Where The Dude drifted, Ted directs. His locker-room speeches are the sermons of a secular age: believe in each other, forgive quickly, stay curious.

For professional communicators, Ted models something rare: a calm that builds rather than deflects. His consistent tone steadies his team the way consistent language steadies a brand. In an age of performative confidence and algorithmic outrage, his approach shows that calm communication is itself a powerful strategy.

Shaggy's laughter softened fear and The Dude's composure softened absurdity. Ted Lasso's kindness softens despair. And he reminds us that to remain open in a jaded culture is its own form of rebellion.

Mark S: The Existential Realist

Mark S lives on the other side of the emotional spectrum. His chill is a survival skill.

At Lumon Industries, he works and forgets, his consciousness split between labor and life. Mark represents the burnout of the information age. His calm is an engineered anesthetic: a way to stay functional inside systems that erase individuality. Where Ted heals through empathy, Mark endures through absence. He performs peace by erasing pain.

Yet the cracks show. His small awakenings — a photograph, a memory, a tremor of recognition — turn endurance into yearning. He becomes the anti-Dude: not a man at ease in absurdity, but a man trying to feel again after forgetting how.

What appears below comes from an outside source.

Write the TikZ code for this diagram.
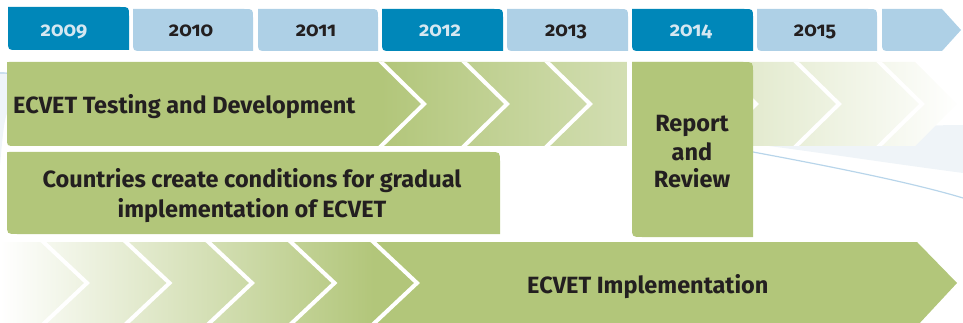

If Ted Lasso teaches that feeling more keeps us alive, Mark S warns what happens when we stop.

The Future of Chill

The line from Shaggy to the Dude to Ted and Mark is more than a pop-culture joke; it’s a record of how we cope.


  •  Shaggy laughed.

  • The Dude abided.

  • Ted believes.

  • Mark endures.


Chill began as soft defiance, became philosophy, and now serves as self-protection. Whether we believe like Ted or endure like Mark, the point is to notice which version of calm we practice—and what it costs us.

The future of chill may depend on something quieter: learning how to stay awake without burning out, to feel enough to stay human without feeling so much that we fracture. That would bring the lineage full circle, toward a calm built on awareness.